Without any pictures, restate the lines from the one containing "Convert this chart to Apache ECharts code." to the one containing "const sS = fit(sourceText, 14, 'normal', 267);", word for word, ends included.

Data for this exercise:
────────
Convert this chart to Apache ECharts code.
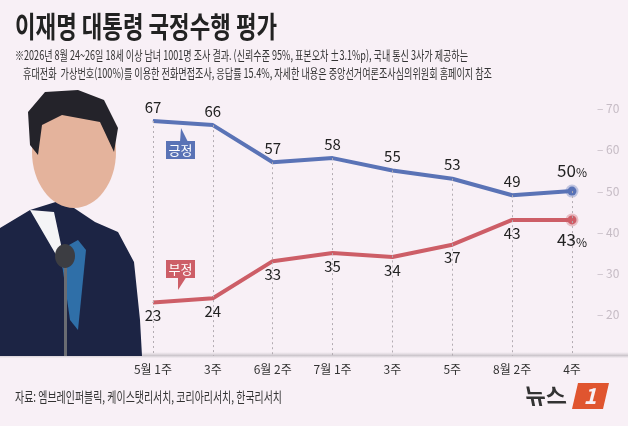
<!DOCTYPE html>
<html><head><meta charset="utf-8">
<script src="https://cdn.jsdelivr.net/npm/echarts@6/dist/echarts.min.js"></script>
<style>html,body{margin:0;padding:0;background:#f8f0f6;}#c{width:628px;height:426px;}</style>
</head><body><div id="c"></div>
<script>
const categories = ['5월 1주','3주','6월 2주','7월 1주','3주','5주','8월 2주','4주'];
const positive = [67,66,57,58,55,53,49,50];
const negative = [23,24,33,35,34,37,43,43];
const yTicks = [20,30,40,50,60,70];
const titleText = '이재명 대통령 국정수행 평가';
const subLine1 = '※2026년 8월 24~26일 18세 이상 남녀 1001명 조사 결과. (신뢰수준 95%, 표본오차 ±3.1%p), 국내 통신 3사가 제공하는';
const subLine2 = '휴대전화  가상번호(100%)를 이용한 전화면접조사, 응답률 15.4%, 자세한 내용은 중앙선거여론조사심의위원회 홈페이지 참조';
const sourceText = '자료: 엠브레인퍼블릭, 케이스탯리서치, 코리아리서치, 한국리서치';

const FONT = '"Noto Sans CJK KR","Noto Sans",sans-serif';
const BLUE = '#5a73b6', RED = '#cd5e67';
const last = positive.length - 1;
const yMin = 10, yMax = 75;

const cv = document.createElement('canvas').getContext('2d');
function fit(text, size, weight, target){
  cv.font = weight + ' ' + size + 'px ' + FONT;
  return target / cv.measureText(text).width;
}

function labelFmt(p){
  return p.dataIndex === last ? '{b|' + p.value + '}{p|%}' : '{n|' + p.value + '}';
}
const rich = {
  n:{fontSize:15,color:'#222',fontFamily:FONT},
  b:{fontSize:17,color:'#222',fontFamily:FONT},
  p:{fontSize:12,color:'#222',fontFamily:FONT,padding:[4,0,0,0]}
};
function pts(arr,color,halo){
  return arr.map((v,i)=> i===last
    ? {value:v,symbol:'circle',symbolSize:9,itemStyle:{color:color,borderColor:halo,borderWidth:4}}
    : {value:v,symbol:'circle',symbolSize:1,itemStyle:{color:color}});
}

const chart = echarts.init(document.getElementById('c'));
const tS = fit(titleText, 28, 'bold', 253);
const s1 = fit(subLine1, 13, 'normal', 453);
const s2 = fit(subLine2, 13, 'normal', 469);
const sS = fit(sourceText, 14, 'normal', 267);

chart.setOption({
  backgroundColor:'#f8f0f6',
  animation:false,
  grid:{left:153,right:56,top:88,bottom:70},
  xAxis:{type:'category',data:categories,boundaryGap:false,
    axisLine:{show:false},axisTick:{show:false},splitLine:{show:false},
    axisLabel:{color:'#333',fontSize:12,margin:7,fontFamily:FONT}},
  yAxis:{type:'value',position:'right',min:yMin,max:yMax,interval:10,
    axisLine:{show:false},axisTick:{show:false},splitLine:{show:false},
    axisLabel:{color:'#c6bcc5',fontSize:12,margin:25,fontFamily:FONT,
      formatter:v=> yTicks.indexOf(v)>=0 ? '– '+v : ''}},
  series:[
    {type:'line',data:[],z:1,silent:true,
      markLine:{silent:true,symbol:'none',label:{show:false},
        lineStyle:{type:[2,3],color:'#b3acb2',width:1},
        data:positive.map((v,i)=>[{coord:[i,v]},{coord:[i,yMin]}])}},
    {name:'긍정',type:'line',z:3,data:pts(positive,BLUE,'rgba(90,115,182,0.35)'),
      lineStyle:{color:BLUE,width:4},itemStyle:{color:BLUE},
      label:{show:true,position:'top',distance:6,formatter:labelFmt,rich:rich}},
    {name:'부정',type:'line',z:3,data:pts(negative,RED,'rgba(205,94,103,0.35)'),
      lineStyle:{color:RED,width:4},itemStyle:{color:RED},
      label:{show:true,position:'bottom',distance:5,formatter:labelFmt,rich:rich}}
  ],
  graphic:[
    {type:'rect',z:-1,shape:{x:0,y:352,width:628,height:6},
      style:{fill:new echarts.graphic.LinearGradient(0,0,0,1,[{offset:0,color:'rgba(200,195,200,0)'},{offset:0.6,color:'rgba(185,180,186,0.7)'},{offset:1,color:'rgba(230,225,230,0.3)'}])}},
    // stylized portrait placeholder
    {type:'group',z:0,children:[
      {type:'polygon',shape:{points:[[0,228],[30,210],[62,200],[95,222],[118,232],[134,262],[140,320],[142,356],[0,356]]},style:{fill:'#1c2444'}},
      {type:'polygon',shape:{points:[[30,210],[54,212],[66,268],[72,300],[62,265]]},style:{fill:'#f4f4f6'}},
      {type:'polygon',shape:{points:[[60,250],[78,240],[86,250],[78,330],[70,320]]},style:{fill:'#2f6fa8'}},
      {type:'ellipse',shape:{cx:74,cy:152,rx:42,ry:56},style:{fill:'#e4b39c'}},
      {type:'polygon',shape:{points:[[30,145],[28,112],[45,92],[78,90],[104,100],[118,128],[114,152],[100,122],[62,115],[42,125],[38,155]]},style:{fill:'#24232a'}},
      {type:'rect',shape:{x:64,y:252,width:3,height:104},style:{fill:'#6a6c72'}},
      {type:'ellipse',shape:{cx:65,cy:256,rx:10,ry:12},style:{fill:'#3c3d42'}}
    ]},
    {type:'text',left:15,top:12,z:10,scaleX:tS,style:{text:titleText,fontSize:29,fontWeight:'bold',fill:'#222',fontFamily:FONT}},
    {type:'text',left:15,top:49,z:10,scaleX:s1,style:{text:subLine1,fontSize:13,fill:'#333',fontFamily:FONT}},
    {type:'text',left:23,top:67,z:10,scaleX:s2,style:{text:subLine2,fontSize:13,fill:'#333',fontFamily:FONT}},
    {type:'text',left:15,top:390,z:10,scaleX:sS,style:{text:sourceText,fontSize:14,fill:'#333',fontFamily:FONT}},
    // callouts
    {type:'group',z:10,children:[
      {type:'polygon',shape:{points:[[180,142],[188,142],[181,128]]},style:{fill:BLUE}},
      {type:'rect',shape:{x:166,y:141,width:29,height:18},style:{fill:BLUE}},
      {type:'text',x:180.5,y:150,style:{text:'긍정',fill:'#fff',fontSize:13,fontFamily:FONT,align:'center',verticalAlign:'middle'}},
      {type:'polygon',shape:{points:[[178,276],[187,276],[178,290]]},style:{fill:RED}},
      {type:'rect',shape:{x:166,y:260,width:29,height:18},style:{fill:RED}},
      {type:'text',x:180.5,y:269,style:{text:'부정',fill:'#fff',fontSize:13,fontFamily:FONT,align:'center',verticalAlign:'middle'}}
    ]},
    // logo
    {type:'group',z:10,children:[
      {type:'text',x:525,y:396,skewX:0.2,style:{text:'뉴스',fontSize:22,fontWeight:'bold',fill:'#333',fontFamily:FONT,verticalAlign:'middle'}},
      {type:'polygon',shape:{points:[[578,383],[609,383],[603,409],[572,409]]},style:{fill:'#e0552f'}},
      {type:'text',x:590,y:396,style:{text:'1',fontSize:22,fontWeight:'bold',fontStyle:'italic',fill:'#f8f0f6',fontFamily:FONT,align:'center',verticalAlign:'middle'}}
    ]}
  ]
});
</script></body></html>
────────
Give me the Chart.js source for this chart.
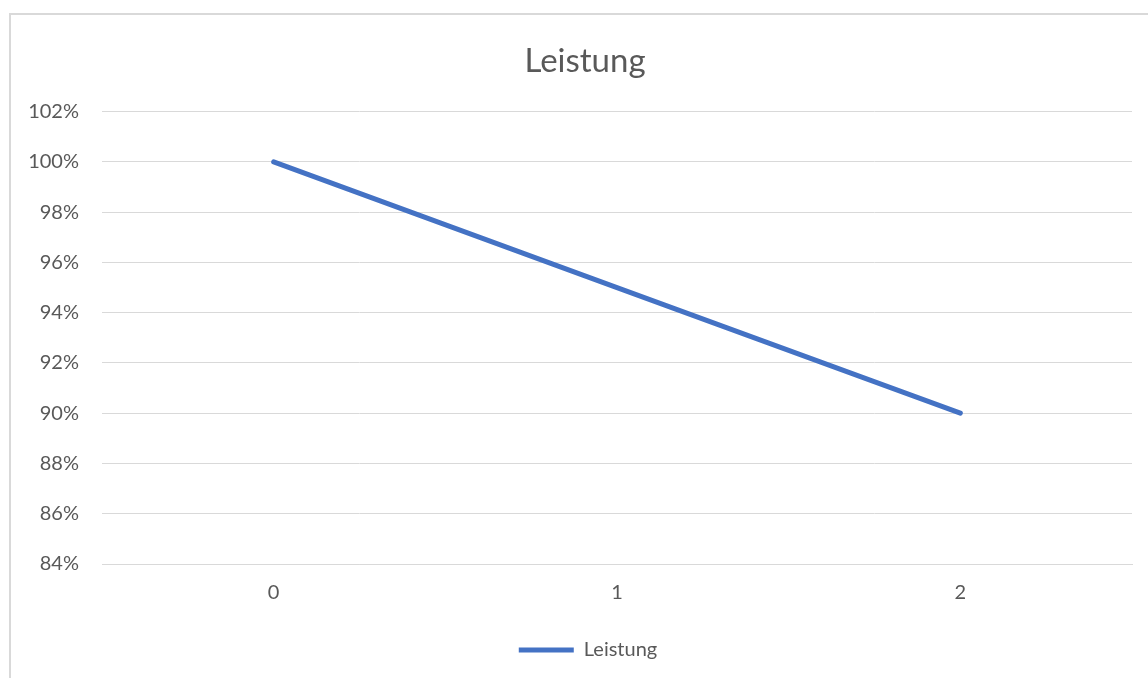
────────
Result of the task:
Convert this chart to Apache ECharts code.
<!DOCTYPE html>
<html><head><meta charset="utf-8">
<script src="https://cdn.jsdelivr.net/npm/echarts@6/dist/echarts.min.js"></script>
<style>html,body{margin:0;padding:0;background:#f8f0f6;}#c{width:628px;height:426px;}</style>
</head><body><div id="c"></div>
<script>
const categories = ['5월 1주','3주','6월 2주','7월 1주','3주','5주','8월 2주','4주'];
const positive = [67,66,57,58,55,53,49,50];
const negative = [23,24,33,35,34,37,43,43];
const yTicks = [20,30,40,50,60,70];
const titleText = '이재명 대통령 국정수행 평가';
const subLine1 = '※2026년 8월 24~26일 18세 이상 남녀 1001명 조사 결과. (신뢰수준 95%, 표본오차 ±3.1%p), 국내 통신 3사가 제공하는';
const subLine2 = '휴대전화  가상번호(100%)를 이용한 전화면접조사, 응답률 15.4%, 자세한 내용은 중앙선거여론조사심의위원회 홈페이지 참조';
const sourceText = '자료: 엠브레인퍼블릭, 케이스탯리서치, 코리아리서치, 한국리서치';

const FONT = '"Noto Sans CJK KR","Noto Sans",sans-serif';
const BLUE = '#5a73b6', RED = '#cd5e67';
const last = positive.length - 1;
const yMin = 10, yMax = 75;

const cv = document.createElement('canvas').getContext('2d');
function fit(text, size, weight, target){
  cv.font = weight + ' ' + size + 'px ' + FONT;
  return target / cv.measureText(text).width;
}

function labelFmt(p){
  return p.dataIndex === last ? '{b|' + p.value + '}{p|%}' : '{n|' + p.value + '}';
}
const rich = {
  n:{fontSize:15,color:'#222',fontFamily:FONT},
  b:{fontSize:17,color:'#222',fontFamily:FONT},
  p:{fontSize:12,color:'#222',fontFamily:FONT,padding:[4,0,0,0]}
};
function pts(arr,color,halo){
  return arr.map((v,i)=> i===last
    ? {value:v,symbol:'circle',symbolSize:9,itemStyle:{color:color,borderColor:halo,borderWidth:4}}
    : {value:v,symbol:'circle',symbolSize:1,itemStyle:{color:color}});
}

const chart = echarts.init(document.getElementById('c'));
const tS = fit(titleText, 28, 'bold', 253);
const s1 = fit(subLine1, 13, 'normal', 453);
const s2 = fit(subLine2, 13, 'normal', 469);
const sS = fit(sourceText, 14, 'normal', 267);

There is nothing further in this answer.